Right beneath the sous chefs are the lead cooks, the big guns. They tend not to respond to Stefan’s antagonism. These are the people who cook the meat to the right temperature and handle the fish properly—the rôtisseurs and poissonniers. They are the cream of the cooks and they know it, one short step away from management. As such, their jobs require the most skill and trust, and more often than not, the most experience. They are typically older, more graceful, more powerful cooks with booming voices and a due sense of self-worth.
Julio, our rôtisseur, is a forty-year-old Dominican who speaks perfect English and takes insolence from nobody. You never have to worry about him. He is the first to the pass on every pick. His temperatures are always perfect. He eighty-sixes nothing. He gets the job done. And the poise and pride with which he comports himself, combined with his preternatural skills in meat cookery, amount to the perfect recipe for upward mobility, should he ever decide to take the next step in his career.
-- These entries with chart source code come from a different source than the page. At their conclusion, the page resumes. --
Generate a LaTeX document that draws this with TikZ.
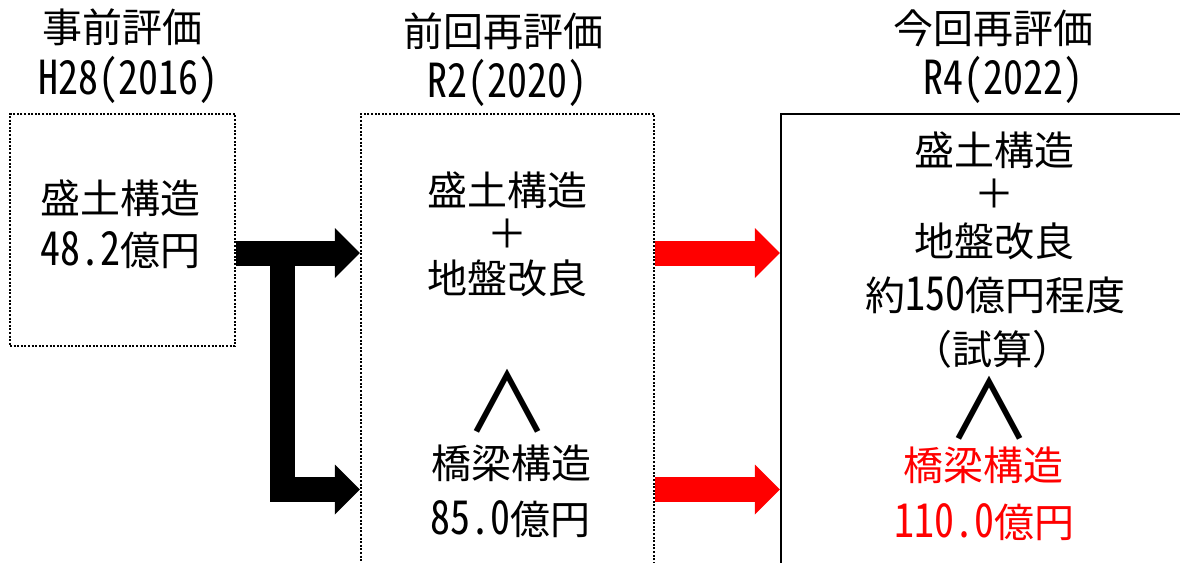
\documentclass[tikz,border=0pt]{standalone}
\usepackage{fontspec}
\setmainfont{Noto Sans CJK JP}
\newfontfamily\hwfont{Noto Sans CJK JP}[RawFeature=+hwid]
\newcommand\nm[1]{\scalebox{1}[1.17]{\hwfont #1}}
\newcommand\bigand{\scalebox{2.15}[2.05]{∧}}
\usetikzlibrary{arrows.meta}
\definecolor{pred}{RGB}{255,0,0}
\tikzset{
  lbl/.style={font=\fontsize{40}{48}\selectfont, text height=35pt, text depth=5pt, inner sep=0pt, anchor=center},
  dotbox/.style={draw=black, line width=2.4pt, dash pattern=on 2pt off 1.6pt, inner sep=0pt},
  solidbox/.style={draw=black, line width=2.4pt, inner sep=0pt},
  blkarrow/.style={line width=25pt, line join=miter, draw=black, -{Triangle[length=25pt,width=50pt,line width=0pt]}},
  redarrow/.style={line width=25pt, draw=pred, -{Triangle[length=25pt,width=50pt,line width=0pt]}},
  andsign/.style={font=\fontsize{40}{48}\selectfont, inner sep=0pt, anchor=center},
}
\begin{document}
\begin{tikzpicture}[x=1pt,y=-1pt]
\path[use as bounding box] (0,0) rectangle (1180,562);
\clip (0,0) rectangle (1180,562);
% boxes
\node[dotbox, minimum width=225pt, minimum height=232pt] (b1) at (122.5,230) {};
\node[dotbox, minimum width=293pt, minimum height=506pt] (b2) at (507.5,367) {};
\node[solidbox, minimum width=419pt, minimum height=506pt] (b3) at (990.5,367) {};
% headers
\node[lbl] (h1a) at (122,27) {事前評価};
\node[lbl] (h1b) at (128,79) {\nm{H28(2016)}};
\node[lbl] (h2a) at (503,31) {前回再評価};
\node[lbl] (h2b) at (507,82) {\nm{R2(2020)}};
\node[lbl] (h3a) at (993,28) {今回再評価};
\node[lbl] (h3b) at (1003,79) {\nm{R4(2022)}};
% box 1
\node[lbl] (t11) at (120,198) {盛土構造};
\node[lbl] (t12) at (120,250) {\nm{48.2}億円};
% box 2
\node[lbl] (t21) at (507,190) {盛土構造};
\node[lbl] (t22) at (507,233) {＋};
\node[lbl] (t23) at (507,278) {地盤改良};
\node[andsign] (t24) at (507,401) {\bigand};
\node[lbl] (t25) at (511,463) {橋梁構造};
\node[lbl] (t26) at (510,519) {\nm{85.0}億円};
% box 3
\node[lbl] (t31) at (994,150) {盛土構造};
\node[lbl] (t32) at (994,193) {＋};
\node[lbl] (t33) at (994,241) {地盤改良};
\node[lbl] (t34) at (995,295) {約\nm{150}億円程度};
\node[lbl] (t35) at (992,349) {（試算）};
\node[andsign] (t36) at (989,408) {\bigand};
\node[lbl, text=pred] (t37) at (983,465) {橋梁構造};
\node[lbl, text=pred] (t38) at (984,522) {\nm{110.0}億円};
% arrows
\coordinate (ya) at (0,253);
\coordinate (yb) at (0,489.5);
\coordinate (jt) at (282.5,241);
\coordinate (jb) at (282.5,489.5);
\draw[blkarrow] (b1.east |- ya) -- (b2.west |- ya);
\draw[blkarrow] (jt) -- (jb) -- (b2.west |- yb);
\draw[redarrow] (b2.east |- ya) -- (b3.west |- ya);
\draw[redarrow] (b2.east |- yb) -- (b3.west |- yb);
\end{tikzpicture}
\end{document}
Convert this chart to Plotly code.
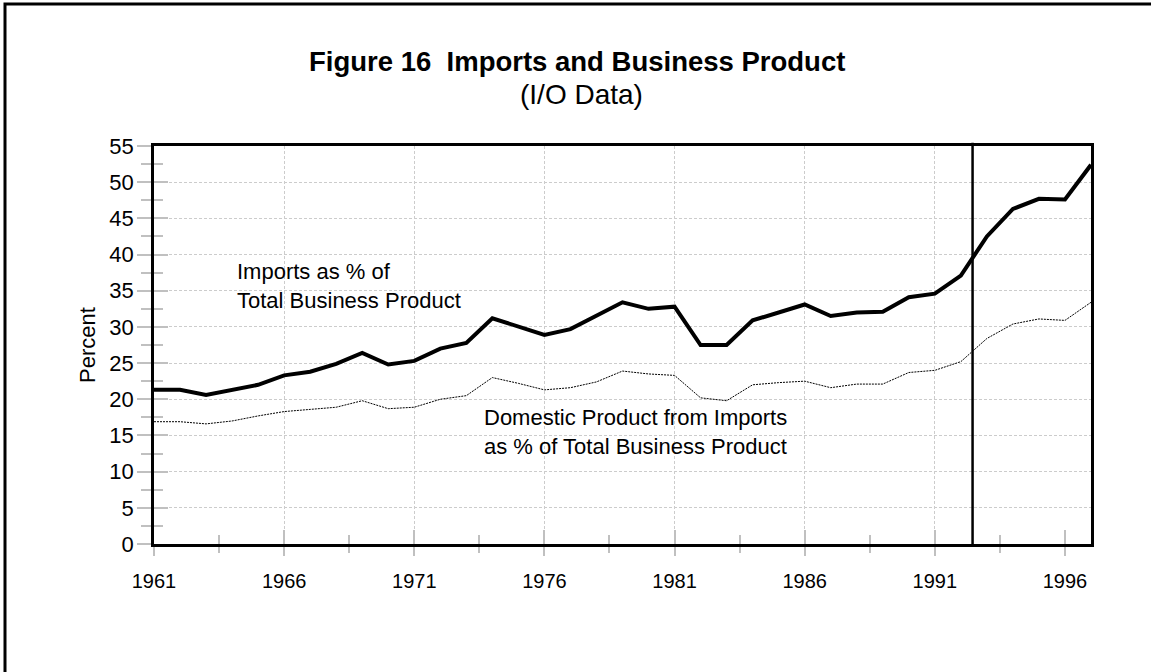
import plotly.graph_objects as go

years = list(range(1961, 1998))
imports_pct = [21.3, 21.3, 20.6, 21.3, 22.0, 23.3, 23.8, 24.9, 26.4, 24.8,
               25.3, 27.0, 27.8, 31.2, 30.1, 28.9, 29.7, 31.5, 33.4, 32.5,
               32.8, 27.5, 27.5, 30.9, 32.0, 33.1, 31.5, 32.0, 32.1, 34.1,
               34.6, 37.1, 42.5, 46.3, 47.7, 47.6, 52.4]
domestic_pct = [16.9, 16.9, 16.6, 17.0, 17.7, 18.3, 18.6, 18.9, 19.8, 18.7,
                18.9, 20.0, 20.5, 23.0, 22.2, 21.3, 21.6, 22.4, 23.9, 23.5,
                23.3, 20.2, 19.8, 22.0, 22.3, 22.5, 21.6, 22.1, 22.1, 23.7,
                24.0, 25.2, 28.4, 30.4, 31.1, 30.9, 33.4]
x_tick_vals = [1961, 1966, 1971, 1976, 1981, 1986, 1991, 1996]
x_grid_vals = [1966, 1971, 1976, 1981, 1986, 1991]
y_tick_vals = list(range(0, 56, 5))
BREAK_YEAR = 1992.45

FONT = "Liberation Sans, Arial, sans-serif"
W, H = 1151, 672
ML, MR, MT, MB = 154, 60, 146, 128
PW, PH = W - ML - MR, H - MT - MB
TICK_GREY = "#c0c0c0"
GRID_GREY = "#cccccc"
GRID_DASH = "3px,2px"

fig = go.Figure()
fig.add_trace(go.Scatter(x=years, y=domestic_pct, mode="lines",
                         line=dict(color="black", width=1, dash="2px,1px"),
                         showlegend=False, hoverinfo="x+y"))
fig.add_trace(go.Scatter(x=years, y=imports_pct, mode="lines",
                         line=dict(color="black", width=4),
                         showlegend=False, hoverinfo="x+y"))
# dummy traces for overlay axes
fig.add_trace(go.Scatter(x=[None], y=[None], xaxis="x2", yaxis="y2", showlegend=False))
fig.add_trace(go.Scatter(x=[None], y=[None], xaxis="x3", yaxis="y2", showlegend=False))

fig.add_shape(type="line", x0=BREAK_YEAR, x1=BREAK_YEAR, xref="x", y0=0, y1=1.008, yref="paper",
              line=dict(color="black", width=2.5), layer="above")

# outer frame
fx0 = (5 - ML) / PW
fx1 = (W + 10 - ML) / PW
fy1 = (H - MB - 4) / PH
fy0 = -(MB + 10) / PH
fig.add_shape(type="rect", xref="paper", yref="paper", x0=fx0, x1=fx1, y0=fy0, y1=fy1,
              line=dict(color="black", width=3), fillcolor="rgba(0,0,0,0)", layer="below")

x_tick_font = dict(family=FONT, size=20, color="black")
y_tick_font = dict(family=FONT, size=22, color="black")

fig.update_layout(
    width=W, height=H,
    margin=dict(l=ML, r=MR, t=MT, b=MB, autoexpand=False),
    paper_bgcolor="white", plot_bgcolor="white",
    font=dict(family=FONT, color="black"),
    xaxis=dict(range=[1961, 1997], tickvals=x_tick_vals, ticks="outside", ticklen=9,
               tickwidth=2, tickcolor=TICK_GREY,
               minor=dict(dtick=2.5, tick0=1961, ticks="outside", ticklen=6, tickwidth=2,
                          tickcolor=TICK_GREY, showgrid=False),
               showgrid=False, zeroline=False, showline=True, linewidth=2.5, linecolor="black",
               mirror=True, tickfont=x_tick_font, ticklabelstandoff=8),
    xaxis2=dict(range=[1961, 1997], overlaying="x", anchor="y", side="bottom",
                tickvals=x_tick_vals, ticks="inside", ticklen=14, tickwidth=2, tickcolor=TICK_GREY,
                minor=dict(dtick=2.5, tick0=1961, ticks="inside", ticklen=9, tickwidth=2,
                           tickcolor=TICK_GREY, showgrid=False),
                showticklabels=False, showgrid=False, zeroline=False, showline=False),
    xaxis3=dict(range=[1961, 1997], overlaying="x", anchor="y", tickvals=x_grid_vals,
                ticks="", showticklabels=False, showgrid=True, gridcolor=GRID_GREY,
                gridwidth=1, griddash=GRID_DASH, zeroline=False, showline=False, layer="below traces"),
    yaxis=dict(range=[0, 55], tickvals=y_tick_vals, ticks="outside", ticklen=14, tickwidth=2,
               tickcolor=TICK_GREY,
               minor=dict(dtick=2.5, tick0=0, ticks="outside", ticklen=10, tickwidth=2,
                          tickcolor=TICK_GREY, showgrid=False),
               showgrid=True, gridcolor=GRID_GREY, gridwidth=1, griddash=GRID_DASH,
               zeroline=False, showline=True, linewidth=2.5, linecolor="black", mirror=True,
               tickfont=y_tick_font, ticklabelstandoff=-1,
               title=dict(text="Percent", font=dict(family=FONT, size=22, color="black"), standoff=8)),
    yaxis2=dict(range=[0, 55], overlaying="y", anchor="x", side="left", tickvals=y_tick_vals,
                ticks="inside", ticklen=14, tickwidth=2, tickcolor=TICK_GREY,
                minor=dict(dtick=2.5, tick0=0, ticks="inside", ticklen=9, tickwidth=2,
                           tickcolor=TICK_GREY, showgrid=False),
                showticklabels=False, showgrid=False, zeroline=False, showline=False),
)

fig.add_annotation(text="<b>Figure 16  Imports and Business Product</b>", xref="paper", yref="paper",
                   x=(577 - ML) / PW, y=(H - MB - 62) / PH, xanchor="center", yanchor="middle",
                   showarrow=False, font=dict(family=FONT, size=27.5, color="black"))
fig.add_annotation(text="(I/O Data)", xref="paper", yref="paper",
                   x=(581 - ML) / PW, y=(H - MB - 94) / PH, xanchor="center", yanchor="middle",
                   showarrow=False, font=dict(family=FONT, size=28, color="black"))
fig.add_annotation(text="Imports as % of<br>Total Business Product", xref="x", yref="y",
                   x=1964.1, y=39.6, xanchor="left", yanchor="top", align="left",
                   showarrow=False, font=dict(family=FONT, size=22, color="black"))
fig.add_annotation(text="Domestic Product from Imports<br>as % of Total Business Product", xref="x", yref="y",
                   x=1973.6, y=19.5, xanchor="left", yanchor="top", align="left",
                   showarrow=False, font=dict(family=FONT, size=22, color="black"))

fig.write_html("out.html", config={"displayModeBar": False},
               post_script="document.body.style.margin='0';")
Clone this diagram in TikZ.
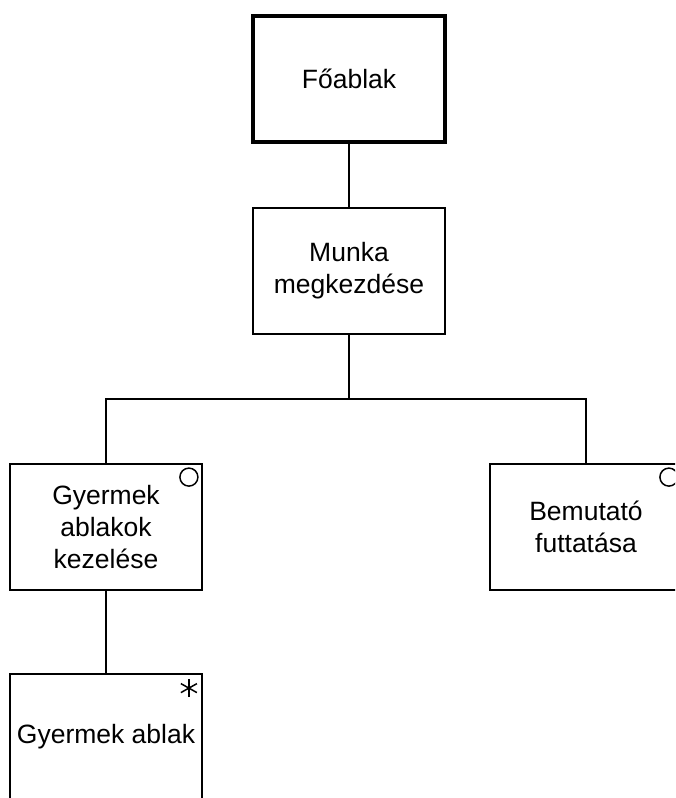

But Julio is one of those cooks who are content to remain on the line rather than move up the chain. Professional cooking is just something he has always done for work. It is a trade to him, an occupation more than a vision quest. His priorities are elsewhere. He is married, he has children, he owns a home. It seems that his life is full in the outside world, that he’s happy with it the way it is. And the gold wedding ring he wears while he works serves as a perpetual reminder of that.
Raffy, our poissonnier, is of a similar mold. Like Julio, he is phenomenal at what he does. Hailing from Basque country, he, like Chef, has European training, mostly French and Spanish. He is accustomed to long hours and high expectations. His ability with fish is surpassed perhaps only by Chef’s, and his sweeping knowledge of archaic technique (how to flute a mushroom, for example) is enough to incite jealousy.
Unlike Julio, though, Raffy seems fundamentally attracted to professional ascension. He is a sprightly twenty-something anxious to move up the ranks. He really wants to be a chef. And, based on ability alone, he should be. He should have nabbed at least a sous chef position by now. As it stands, however, he remains cloistered on fish roast.